» **Written problem**
Your task is to print all of the data word for word.

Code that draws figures
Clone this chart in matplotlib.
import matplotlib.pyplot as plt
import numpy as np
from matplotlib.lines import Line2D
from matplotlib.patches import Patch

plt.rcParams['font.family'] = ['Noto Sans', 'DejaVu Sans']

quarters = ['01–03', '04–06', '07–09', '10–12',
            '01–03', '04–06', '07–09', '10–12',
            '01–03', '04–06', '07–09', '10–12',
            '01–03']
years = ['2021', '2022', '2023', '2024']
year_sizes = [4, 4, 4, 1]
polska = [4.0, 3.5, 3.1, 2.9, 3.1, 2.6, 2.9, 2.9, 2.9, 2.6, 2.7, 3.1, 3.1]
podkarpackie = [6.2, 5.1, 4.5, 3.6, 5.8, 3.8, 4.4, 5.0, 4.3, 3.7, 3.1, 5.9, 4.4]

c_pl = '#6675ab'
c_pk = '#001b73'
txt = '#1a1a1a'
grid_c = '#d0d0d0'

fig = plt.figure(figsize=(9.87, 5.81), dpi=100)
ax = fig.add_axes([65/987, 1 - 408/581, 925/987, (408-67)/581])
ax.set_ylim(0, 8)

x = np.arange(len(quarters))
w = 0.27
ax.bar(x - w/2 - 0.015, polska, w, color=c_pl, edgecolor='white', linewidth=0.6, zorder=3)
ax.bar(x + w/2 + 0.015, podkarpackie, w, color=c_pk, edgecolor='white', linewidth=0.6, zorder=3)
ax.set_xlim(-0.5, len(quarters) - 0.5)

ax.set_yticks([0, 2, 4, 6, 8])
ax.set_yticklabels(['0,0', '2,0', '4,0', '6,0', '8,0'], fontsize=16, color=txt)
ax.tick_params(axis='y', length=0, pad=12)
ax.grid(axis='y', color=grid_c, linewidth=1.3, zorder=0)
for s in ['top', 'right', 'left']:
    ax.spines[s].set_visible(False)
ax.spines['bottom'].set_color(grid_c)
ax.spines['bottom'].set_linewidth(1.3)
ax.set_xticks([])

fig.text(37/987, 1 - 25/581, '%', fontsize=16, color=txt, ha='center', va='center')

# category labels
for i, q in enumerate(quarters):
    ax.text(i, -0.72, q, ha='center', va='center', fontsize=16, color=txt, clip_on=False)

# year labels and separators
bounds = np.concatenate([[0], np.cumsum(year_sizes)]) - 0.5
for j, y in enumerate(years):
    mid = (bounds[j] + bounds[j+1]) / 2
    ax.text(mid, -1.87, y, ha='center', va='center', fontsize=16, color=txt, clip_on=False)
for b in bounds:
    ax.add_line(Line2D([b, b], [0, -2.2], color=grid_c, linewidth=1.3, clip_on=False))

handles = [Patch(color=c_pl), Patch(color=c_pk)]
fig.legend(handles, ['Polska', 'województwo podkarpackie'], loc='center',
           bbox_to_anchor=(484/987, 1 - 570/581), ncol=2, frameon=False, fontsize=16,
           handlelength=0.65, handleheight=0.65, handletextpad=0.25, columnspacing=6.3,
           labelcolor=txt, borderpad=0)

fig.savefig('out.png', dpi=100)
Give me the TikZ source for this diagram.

» **Expected answer**
Clone this chart in matplotlib.
import matplotlib.pyplot as plt
import numpy as np
from matplotlib.lines import Line2D
from matplotlib.patches import Patch

plt.rcParams['font.family'] = ['Noto Sans', 'DejaVu Sans']

quarters = ['01–03', '04–06', '07–09', '10–12',
            '01–03', '04–06', '07–09', '10–12',
            '01–03', '04–06', '07–09', '10–12',
            '01–03']
years = ['2021', '2022', '2023', '2024']
year_sizes = [4, 4, 4, 1]
polska = [4.0, 3.5, 3.1, 2.9, 3.1, 2.6, 2.9, 2.9, 2.9, 2.6, 2.7, 3.1, 3.1]
podkarpackie = [6.2, 5.1, 4.5, 3.6, 5.8, 3.8, 4.4, 5.0, 4.3, 3.7, 3.1, 5.9, 4.4]

c_pl = '#6675ab'
c_pk = '#001b73'
txt = '#1a1a1a'
grid_c = '#d0d0d0'

fig = plt.figure(figsize=(9.87, 5.81), dpi=100)
ax = fig.add_axes([65/987, 1 - 408/581, 925/987, (408-67)/581])
ax.set_ylim(0, 8)

x = np.arange(len(quarters))
w = 0.27
ax.bar(x - w/2 - 0.015, polska, w, color=c_pl, edgecolor='white', linewidth=0.6, zorder=3)
ax.bar(x + w/2 + 0.015, podkarpackie, w, color=c_pk, edgecolor='white', linewidth=0.6, zorder=3)
ax.set_xlim(-0.5, len(quarters) - 0.5)

ax.set_yticks([0, 2, 4, 6, 8])
ax.set_yticklabels(['0,0', '2,0', '4,0', '6,0', '8,0'], fontsize=16, color=txt)
ax.tick_params(axis='y', length=0, pad=12)
ax.grid(axis='y', color=grid_c, linewidth=1.3, zorder=0)
for s in ['top', 'right', 'left']:
    ax.spines[s].set_visible(False)
ax.spines['bottom'].set_color(grid_c)
ax.spines['bottom'].set_linewidth(1.3)
ax.set_xticks([])

fig.text(37/987, 1 - 25/581, '%', fontsize=16, color=txt, ha='center', va='center')

# category labels
for i, q in enumerate(quarters):
    ax.text(i, -0.72, q, ha='center', va='center', fontsize=16, color=txt, clip_on=False)

# year labels and separators
bounds = np.concatenate([[0], np.cumsum(year_sizes)]) - 0.5
for j, y in enumerate(years):
    mid = (bounds[j] + bounds[j+1]) / 2
    ax.text(mid, -1.87, y, ha='center', va='center', fontsize=16, color=txt, clip_on=False)
for b in bounds:
    ax.add_line(Line2D([b, b], [0, -2.2], color=grid_c, linewidth=1.3, clip_on=False))

handles = [Patch(color=c_pl), Patch(color=c_pk)]
fig.legend(handles, ['Polska', 'województwo podkarpackie'], loc='center',
           bbox_to_anchor=(484/987, 1 - 570/581), ncol=2, frameon=False, fontsize=16,
           handlelength=0.65, handleheight=0.65, handletextpad=0.25, columnspacing=6.3,
           labelcolor=txt, borderpad=0)

fig.savefig('out.png', dpi=100)
Give me the TikZ source for this diagram.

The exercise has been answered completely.